Boogie Nights
Toronto International Film Festival Program Book
1996
Boogie Nights
Paul Thomas Anderson
USA, 1996
147 minutes Colour/35mm
Production Company: New Line Cinema
Executive Producer: Lawrence Gordon, Michael De Luca, Lynn Harris Producer: Lloyd Levin, John Lyons, Paul Thomas Anderson, Joanne Sellar, Daniel Lupi
Screenplay: Paul Thomas Anderson
Cinematographer: Robert Elswit
Editor: Dylan Tichenor
Production Designer: Bob Ziembicki
Sound: Stephen Halbert
Music: Michael Penn
Principal Cast: Mark Wahlberg, Julianne Moore, Burt Reynolds, Don Cheadle, William H. Macy, Heather Graham, Nicole Parker, Philip Seymour Hoffman
Production: New Line Cinema
Paul Thomas Anderson has created nothing less than an epic portrait of the United States of America at a turning point in its history. Spanning the late seventies and early eighties, Anderson’s film follows the exploits of a hardcore adult film outfit, and especially its most famous star, from the troupe’s magical beginnings, through its meteoric rise and to its inevitable decline and fall. The various stories within the film—much like Altman’s Nashville—point to larger, grander philosophical ideas about society’s self-perception. And Anderson pulls it off with just so much style. (Says one character: “Do you know what this is? Real Italian Nylon.”)

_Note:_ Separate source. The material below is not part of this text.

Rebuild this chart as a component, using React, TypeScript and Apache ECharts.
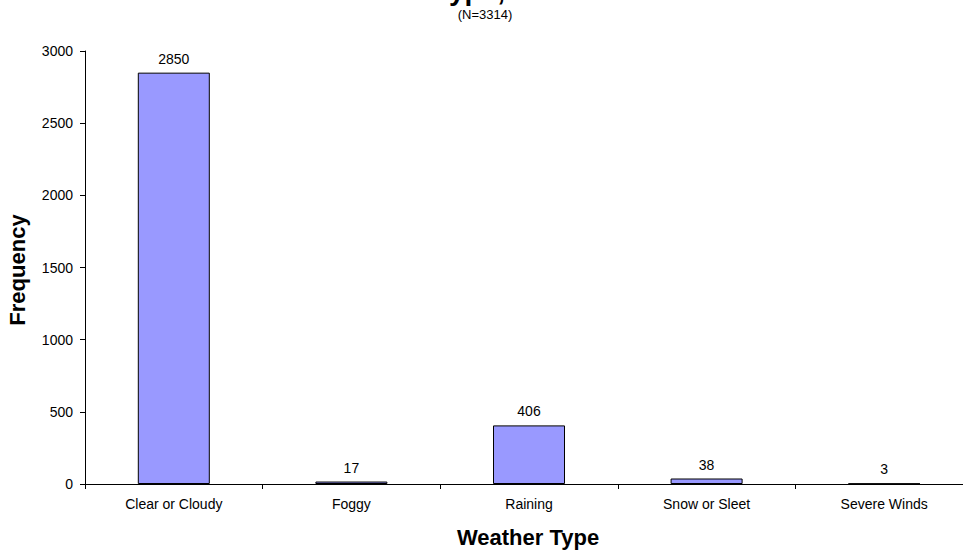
import React, { useEffect, useRef } from "react";
import * as echarts from "echarts";

const categories = ["Clear or Cloudy", "Foggy", "Raining", "Snow or Sleet", "Severe Winds"];
const frequencies = [2850, 17, 406, 38, 3];
const yTicks = { min: 0, max: 3000, interval: 500 };

// The plot area runs a little past the right edge of the visible page,
// so the chart canvas is wider than the 963px frame that clips it.
const FRAME_W = 963;
const FRAME_H = 552;
const CANVAS_W = 990;

export default function App() {
  const ref = useRef<HTMLDivElement>(null);

  useEffect(() => {
    if (!ref.current) return;
    const chart = echarts.init(ref.current, undefined, { renderer: "svg" });
    const font = "'Liberation Sans', Arial, sans-serif";
    chart.setOption({
      animation: false,
      backgroundColor: "#ffffff",
      grid: { left: 85, top: 51, width: 888, height: 433, containLabel: false },
      graphic: [
        {
          type: "text",
          x: 505,
          y: 4,
          style: {
            text: "Weather Type,",
            font: `bold 28px ${font}`,
            fill: "#000",
            align: "right",
            verticalAlign: "bottom",
          },
        },
        {
          type: "text",
          x: 485,
          y: 14,
          style: {
            text: "(N=3314)",
            font: `13px ${font}`,
            fill: "#000",
            align: "center",
            verticalAlign: "middle",
          },
        },
        {
          type: "text",
          x: 528,
          y: 537,
          style: {
            text: "Weather Type",
            font: `bold 22px ${font}`,
            fill: "#000",
            align: "center",
            verticalAlign: "middle",
          },
        },
        {
          type: "text",
          x: 17,
          y: 270,
          rotation: Math.PI / 2,
          style: {
            text: "Frequency",
            font: `bold 22px ${font}`,
            fill: "#000",
            align: "center",
            verticalAlign: "middle",
          },
        },
      ],
      xAxis: {
        type: "category",
        data: categories,
        axisLine: { lineStyle: { color: "#000", width: 1 } },
        axisTick: { show: true, length: 5, alignWithLabel: false, lineStyle: { color: "#000" } },
        axisLabel: { color: "#000", fontFamily: font, fontSize: 14, margin: 13, interval: 0 },
        splitLine: { show: false },
      },
      yAxis: {
        type: "value",
        min: yTicks.min,
        max: yTicks.max,
        interval: yTicks.interval,
        axisLine: { show: true, lineStyle: { color: "#000", width: 1 } },
        axisTick: { show: true, length: 5, lineStyle: { color: "#000" } },
        axisLabel: {
          color: "#000",
          fontFamily: font,
          fontSize: 14,
          margin: 12,
          formatter: (v: number) => String(v),
        },
        splitLine: { show: false },
      },
      series: [
        {
          type: "bar",
          data: frequencies,
          barWidth: 72,
          itemStyle: { color: "#9999ff", borderColor: "#000", borderWidth: 1 },
          label: {
            show: true,
            position: "top",
            distance: 7,
            color: "#000",
            fontFamily: font,
            fontSize: 14,
          },
        },
      ],
    });
    return () => chart.dispose();
  }, []);

  return (
    <div
      style={{
        position: "fixed",
        left: 0,
        top: 0,
        width: FRAME_W,
        height: FRAME_H,
        overflow: "hidden",
        background: "#fff",
      }}
    >
      <div ref={ref} style={{ width: CANVAS_W, height: FRAME_H }} />
    </div>
  );
}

Proceedings begin in a classic seventies disco, where Eddie Adams—in an astonishingly nuanced performance by Mark Wahlberg; a true manchild here—is “discovered” by producer Jack Horner (the great Burt Reynolds). Horner plucks Adams, soon renamed Dirk Diggler, out of his Orange County life and makes him the newest star in his pantheon, joining his wife Amber Moore (Julianne Moore of Safe), Reed Rothchild (John C. Reilly of Georgia) and Rollergirl (Heather Graham of Drugstore Cowboy). Horner believes that the adult film can be made into an art form that can both titillate and entertain, and his loyal crew, led by the cuckolded Little Bill (Bill Macy of Fargo), follow him down any path.
It is Diggler/Adams, though, who comes up with the greatest concept of them all—a porno James Bond, complete with action sequences and explicit rolls in the hay. The series is huge and makes Dirk Diggler a household name. But drugs and the bizarre mechanisms of this dysfunctional family take their toll and the family that literally fit so very well together begins to break apart.
Anderson covers a lot of ground here and, underneath all the bell bottoms, cum shots and lines of crystal meth is a powerful, incisive exploration of what happened to decent people when the greedy eighties took control.